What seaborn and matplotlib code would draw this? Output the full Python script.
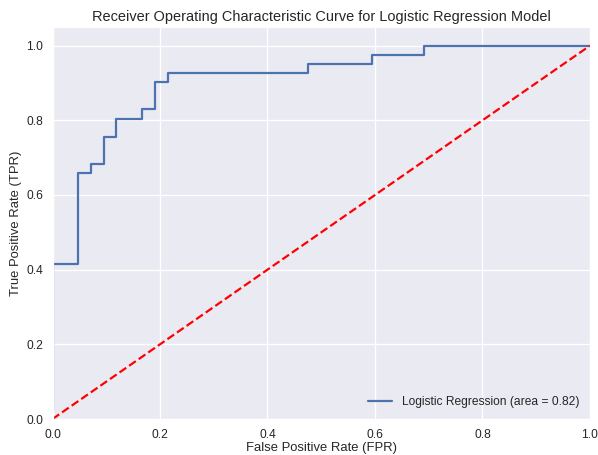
import pandas as pd
import matplotlib
matplotlib.use('Agg')
import matplotlib.pyplot as plt
import seaborn as sns

# ROC curve vertices (42 negatives, 41 positives)
fpr = [0, 0, 2/42, 2/42, 3/42, 3/42, 4/42, 4/42, 5/42, 5/42, 7/42, 7/42,
       8/42, 8/42, 9/42, 9/42, 20/42, 20/42, 25/42, 25/42, 29/42, 29/42, 1.0]
tpr = [1/41, 17/41, 17/41, 27/41, 27/41, 28/41, 28/41, 31/41, 31/41, 33/41, 33/41, 34/41,
       34/41, 37/41, 37/41, 38/41, 38/41, 39/41, 39/41, 40/41, 40/41, 1.0, 1.0]
roc_auc = 0.82
diag = [0, 1]

sns.set_theme(style="darkgrid")
plt.rcParams['font.family'] = ['Liberation Sans', 'DejaVu Sans']
plt.rcParams['axes.labelcolor'] = '.15'
plt.rcParams['grid.linewidth'] = 1.3

fig = plt.figure(figsize=(598/72, 455/72), dpi=72)
ax = fig.add_axes([0.0878, 0.0791, 0.8988, 0.8616])

df = pd.DataFrame({'fpr': fpr, 'tpr': tpr})
sns.lineplot(data=df, x='fpr', y='tpr', sort=False, estimator=None, ax=ax,
             color='#4C72B0', linewidth=2.2,
             label='Logistic Regression (area = %0.2f)' % roc_auc)
ax.plot(diag, diag, linestyle='--', color='red', linewidth=2.2)

ax.set_xlim(0.0, 1.0)
ax.set_ylim(0.0, 1.05)
ax.set_xlabel('False Positive Rate (FPR)', fontsize=13, labelpad=1)
ax.set_ylabel('True Positive Rate (TPR)', fontsize=13)
ax.set_title('Receiver Operating Characteristic Curve for Logistic Regression Model', fontsize=14.5)
ax.tick_params(labelsize=12, colors='.15')
ax.legend(loc='lower right', frameon=False, fontsize=12)

fig.savefig('out.png', dpi=72)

_ _ _ _ _ _ _

**WHAT THE TASK ASKS:** Reproduce all of the material above word for word. Omit the pictures.

**RESPONSE FOR THIS EXERCISE:**
What seaborn and matplotlib code would draw this? Output the full Python script.
import pandas as pd
import matplotlib
matplotlib.use('Agg')
import matplotlib.pyplot as plt
import seaborn as sns

# ROC curve vertices (42 negatives, 41 positives)
fpr = [0, 0, 2/42, 2/42, 3/42, 3/42, 4/42, 4/42, 5/42, 5/42, 7/42, 7/42,
       8/42, 8/42, 9/42, 9/42, 20/42, 20/42, 25/42, 25/42, 29/42, 29/42, 1.0]
tpr = [1/41, 17/41, 17/41, 27/41, 27/41, 28/41, 28/41, 31/41, 31/41, 33/41, 33/41, 34/41,
       34/41, 37/41, 37/41, 38/41, 38/41, 39/41, 39/41, 40/41, 40/41, 1.0, 1.0]
roc_auc = 0.82
diag = [0, 1]

sns.set_theme(style="darkgrid")
plt.rcParams['font.family'] = ['Liberation Sans', 'DejaVu Sans']
plt.rcParams['axes.labelcolor'] = '.15'
plt.rcParams['grid.linewidth'] = 1.3

fig = plt.figure(figsize=(598/72, 455/72), dpi=72)
ax = fig.add_axes([0.0878, 0.0791, 0.8988, 0.8616])

df = pd.DataFrame({'fpr': fpr, 'tpr': tpr})
sns.lineplot(data=df, x='fpr', y='tpr', sort=False, estimator=None, ax=ax,
             color='#4C72B0', linewidth=2.2,
             label='Logistic Regression (area = %0.2f)' % roc_auc)
ax.plot(diag, diag, linestyle='--', color='red', linewidth=2.2)

ax.set_xlim(0.0, 1.0)
ax.set_ylim(0.0, 1.05)
ax.set_xlabel('False Positive Rate (FPR)', fontsize=13, labelpad=1)
ax.set_ylabel('True Positive Rate (TPR)', fontsize=13)
ax.set_title('Receiver Operating Characteristic Curve for Logistic Regression Model', fontsize=14.5)
ax.tick_params(labelsize=12, colors='.15')
ax.legend(loc='lower right', frameon=False, fontsize=12)

fig.savefig('out.png', dpi=72)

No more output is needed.